▶ **Material for this exercise**:
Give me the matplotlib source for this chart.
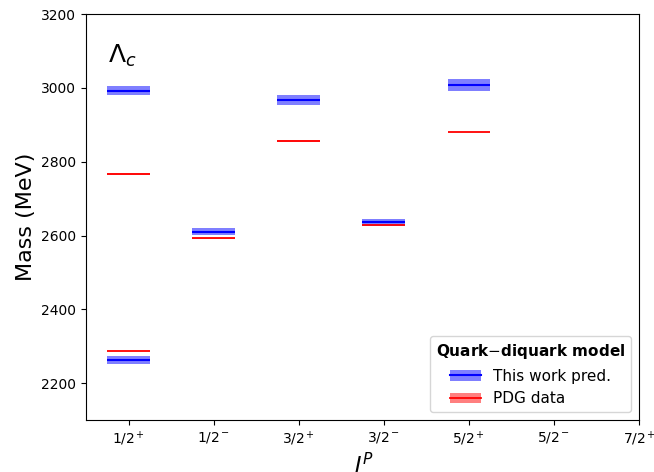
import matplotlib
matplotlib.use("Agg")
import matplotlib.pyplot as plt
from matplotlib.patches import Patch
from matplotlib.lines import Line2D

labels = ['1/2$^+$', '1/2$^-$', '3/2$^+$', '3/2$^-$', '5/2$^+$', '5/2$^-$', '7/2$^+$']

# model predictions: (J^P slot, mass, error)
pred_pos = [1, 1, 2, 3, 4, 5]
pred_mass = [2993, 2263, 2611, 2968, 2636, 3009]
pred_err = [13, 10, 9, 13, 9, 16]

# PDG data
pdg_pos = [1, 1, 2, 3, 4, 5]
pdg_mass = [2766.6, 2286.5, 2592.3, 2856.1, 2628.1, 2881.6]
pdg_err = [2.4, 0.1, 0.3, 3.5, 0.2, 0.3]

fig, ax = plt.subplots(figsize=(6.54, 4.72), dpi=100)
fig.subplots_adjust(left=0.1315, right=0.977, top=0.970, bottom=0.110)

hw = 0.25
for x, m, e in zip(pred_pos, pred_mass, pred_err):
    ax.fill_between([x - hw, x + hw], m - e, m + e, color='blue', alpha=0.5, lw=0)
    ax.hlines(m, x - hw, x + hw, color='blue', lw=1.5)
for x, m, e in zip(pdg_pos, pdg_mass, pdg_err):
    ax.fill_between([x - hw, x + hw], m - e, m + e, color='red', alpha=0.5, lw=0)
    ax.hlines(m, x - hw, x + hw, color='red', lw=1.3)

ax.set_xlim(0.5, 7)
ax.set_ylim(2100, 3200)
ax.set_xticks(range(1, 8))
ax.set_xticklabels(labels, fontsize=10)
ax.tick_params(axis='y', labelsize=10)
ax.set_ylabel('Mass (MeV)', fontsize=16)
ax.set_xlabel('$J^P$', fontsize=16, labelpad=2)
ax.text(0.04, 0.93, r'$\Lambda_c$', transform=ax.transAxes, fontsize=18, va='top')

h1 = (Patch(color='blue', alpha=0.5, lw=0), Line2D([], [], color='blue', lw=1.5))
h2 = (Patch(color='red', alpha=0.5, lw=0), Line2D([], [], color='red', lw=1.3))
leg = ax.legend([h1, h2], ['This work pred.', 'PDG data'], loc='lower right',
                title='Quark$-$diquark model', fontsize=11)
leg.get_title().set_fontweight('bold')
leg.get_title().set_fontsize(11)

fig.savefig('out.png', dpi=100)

...

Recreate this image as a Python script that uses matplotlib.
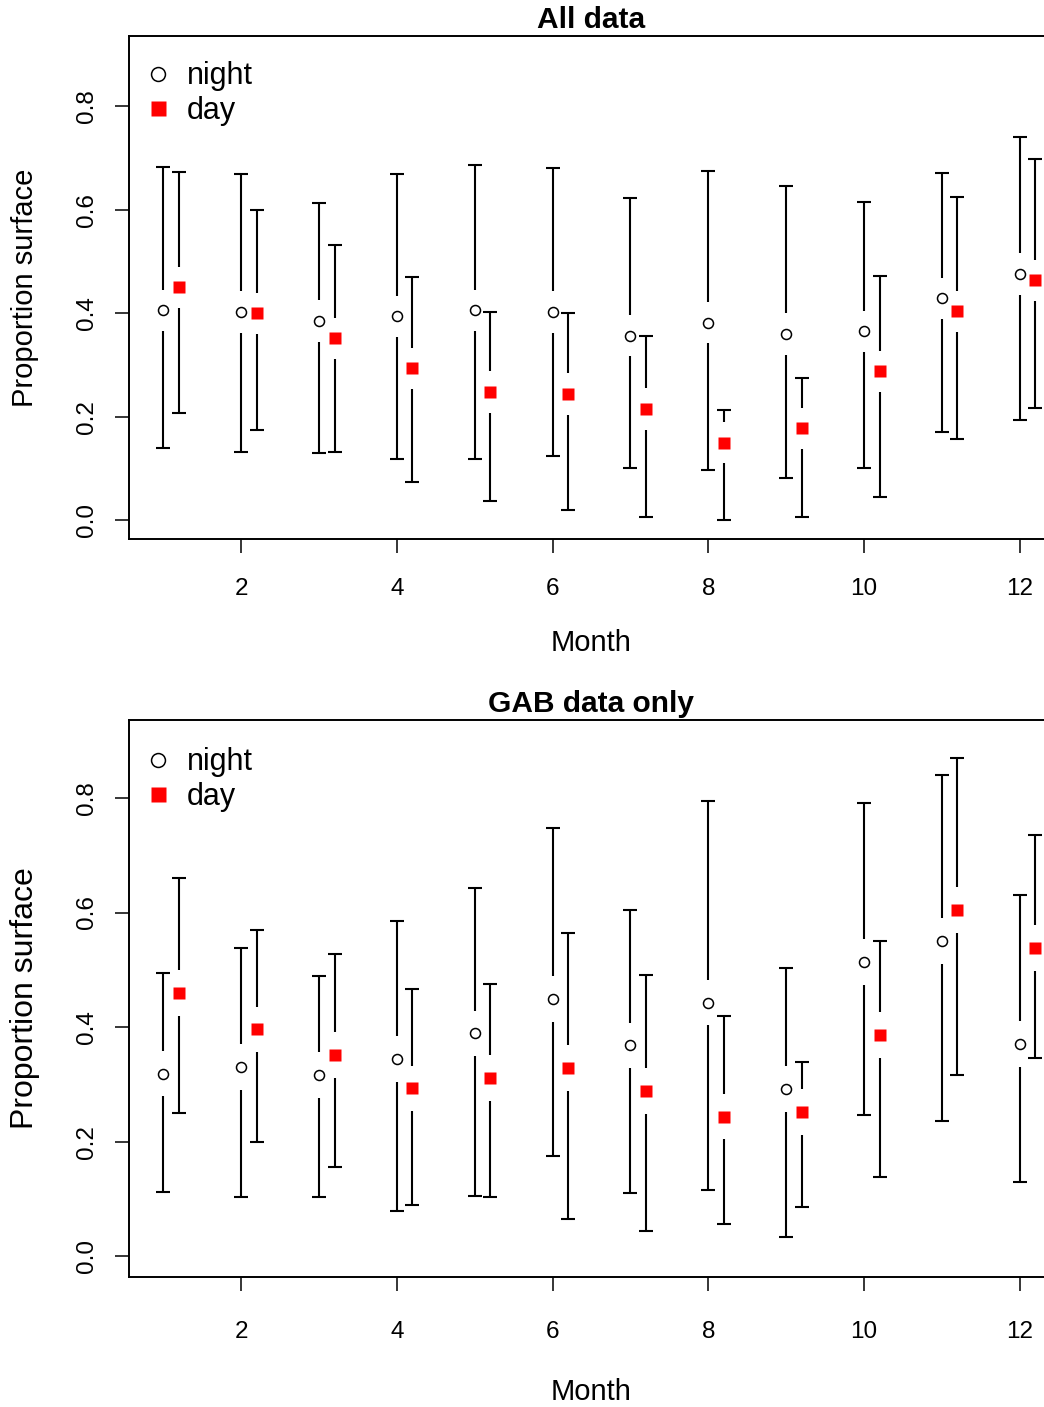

▶ **Exercise instructions**: In the entries above, find the line that contains "Give me the matplotlib source for this chart." and the line that contains "right=0.977, top=0.970, bottom=0.110)". Reproduce exactly those two lines and every line between them, but not the pictures.

▶ **Exercise solution**:
Give me the matplotlib source for this chart.
import matplotlib
matplotlib.use("Agg")
import matplotlib.pyplot as plt
from matplotlib.patches import Patch
from matplotlib.lines import Line2D

labels = ['1/2$^+$', '1/2$^-$', '3/2$^+$', '3/2$^-$', '5/2$^+$', '5/2$^-$', '7/2$^+$']

# model predictions: (J^P slot, mass, error)
pred_pos = [1, 1, 2, 3, 4, 5]
pred_mass = [2993, 2263, 2611, 2968, 2636, 3009]
pred_err = [13, 10, 9, 13, 9, 16]

# PDG data
pdg_pos = [1, 1, 2, 3, 4, 5]
pdg_mass = [2766.6, 2286.5, 2592.3, 2856.1, 2628.1, 2881.6]
pdg_err = [2.4, 0.1, 0.3, 3.5, 0.2, 0.3]

fig, ax = plt.subplots(figsize=(6.54, 4.72), dpi=100)
fig.subplots_adjust(left=0.1315, right=0.977, top=0.970, bottom=0.110)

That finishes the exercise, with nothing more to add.